The Labour government’s planning overhaul and housebuilding targets are ‘cataclysmic’ for Buckinghamshire, the head of the region’s Conservative-controlled local authority has said.

Plans published on July 30 show that 4,122 homes are expected to be built in the Buckinghamshire Council area each year. The government’s new target for the county is a marked increase of 42 per cent from the previous aim of 2,912 new homes per year.

Buckinghamshire’s portion of new homes is part of the 370,000 homes the new government wants to build annually, instead of the current 305,000.

Announcing the news last week, deputy prime minister Angela Rayner said the more ambitious homebuilding targets and planning reforms would ‘set us on our way to tackling the housing crisis’.

However, Bucks Council leader Martin Tett has hit out at the government’s new targets. He told the Bucks Free Press: “Released just as many go on holiday it is no exaggeration to say that the changes to the planning system are cataclysmic for Buckinghamshire.”

The council boss said everyone understood the need for more new homes due to the country’s growing population, while pointing out that there was already ‘massive house building’ taking place in the north of the county around Aylesbury and Buckingham.

He continued: “As we prepare our new Local Plan our policy has been ‘brown field first’, including reuse of redundant council office sites.

“With a third of the county Green Belt and an Area of Outstanding Natural Beauty we have also argued that mathematical targets need to be modified to take this into account.

“The new proposals sweep all of that away. We now have non-negotiable mandatory ‘top-down targets’.”

Rayner made clear that the government was also looking closely at areas such as Buckinghamshire – 32 per cent of which is covered by Green Belt.

Tett and other council leaders who oversee large Green Belt areas are worried by the government’s plans to reclassify some poor-quality areas of Green Belt as so-called ‘Grey Belt’. The term Grey Belt has not been fully defined, but the government said it ‘includes land on the edge of existing settlements or roads, as well as old petrol stations and car parks’.

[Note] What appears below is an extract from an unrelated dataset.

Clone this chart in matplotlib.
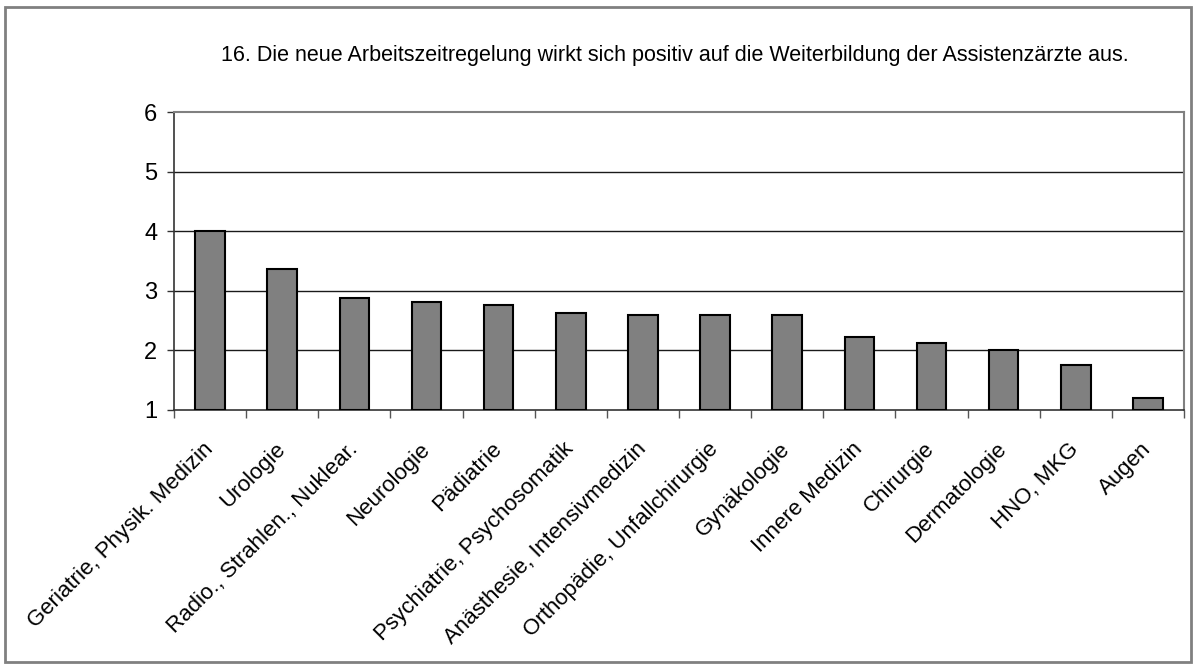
import matplotlib.pyplot as plt
import numpy as np
from matplotlib.patches import Rectangle

plt.rcParams['font.family'] = ['Liberation Sans', 'DejaVu Sans']

# Data
categories = ['Geriatrie, Physik. Medizin', 'Urologie', 'Radio., Strahlen., Nuklear.',
              'Neurologie', 'Pädiatrie', 'Psychiatrie, Psychosomatik',
              'Anästhesie, Intensivmedizin', 'Orthopädie, Unfallchirurgie',
              'Gynäkologie', 'Innere Medizin', 'Chirurgie', 'Dermatologie',
              'HNO, MKG', 'Augen']
values = [4.0, 3.37, 2.88, 2.82, 2.77, 2.63, 2.60, 2.60, 2.60, 2.22, 2.13, 2.0, 1.75, 1.2]
yticks = [1, 2, 3, 4, 5, 6]
title = '16. Die neue Arbeitszeitregelung wirkt sich positiv auf die Weiterbildung der Assistenzärzte aus.'

fig = plt.figure(figsize=(11.96, 6.65), dpi=100)
ax = fig.add_axes([0.1455, 0.3835, 0.8445, 0.448])

x = np.arange(len(categories))
base = 1
ax.bar(x, np.array(values) - base, bottom=base, width=0.41,
       color='#808080', edgecolor='black', linewidth=1.5, zorder=3)

ax.set_xlim(-0.5, len(categories) - 0.5)
ax.set_ylim(1, 6)

# grid lines
for v in yticks[1:-1]:
    ax.axhline(v, color='#1a1a1a', linewidth=1.0, zorder=1)

ax.set_yticks(yticks)
ax.tick_params(axis='y', direction='out', length=5, width=1, color='#333333',
               labelsize=17, pad=7)
ax.set_xticks(x)
ax.set_xticklabels(categories, rotation=45, ha='right', va='center',
                   rotation_mode='anchor', fontsize=16)
ax.tick_params(axis='x', which='major', length=0, pad=26)
ax.set_xticks(np.arange(-0.5, len(categories)), minor=True)
ax.tick_params(axis='x', which='minor', direction='out', length=6, width=1,
               color='#555555')

for side in ['left', 'bottom']:
    ax.spines[side].set_color('#333333')
    ax.spines[side].set_linewidth(1.2)
for side in ['top', 'right']:
    ax.spines[side].set_color('#808080')
    ax.spines[side].set_linewidth(1.5)

fig.text(0.5645, 1 - 55 / 665, title, ha='center', va='center', fontsize=15.5)

# outer frame
fig.patches.append(Rectangle((5 / 1196, 3 / 665), 1186 / 1196, 655 / 665,
                             transform=fig.transFigure, fill=False,
                             edgecolor='#808080', linewidth=2))

plt.savefig('out.png', dpi=100)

Tett said: “To accommodate all this new housing, we will be forced to rush through a new Local Plan. This must review the Bucks Green Belt for ‘Grey Belt’, a completely meaningless term created by Labour.

“It is important to remember that the Green Belt is about openness, not being parkland. It is designed to prevent the merging of towns and villages and provide a lung for London.”

He added: “Importantly, this is not about nimbyism – it’s about protecting our communities and our environment from inappropriate sprawl and directing new growth to areas where growth can be properly planned with good well-funded infrastructure.”

Cllr Peter Strachan, the council’s cabinet member for planning and regeneration said the government’s proposals raised ‘complex and concerning issues’ for the authority.

He told the Free Press: “Just days after their publication, it is too early to know how they might affect Buckinghamshire, whether we may have been disproportionately affected and how we might wish to respond.

“We shall therefore be carefully considering the proposals over the next few weeks and shall submit a response on behalf of our communities before the consultation closes on September 24.”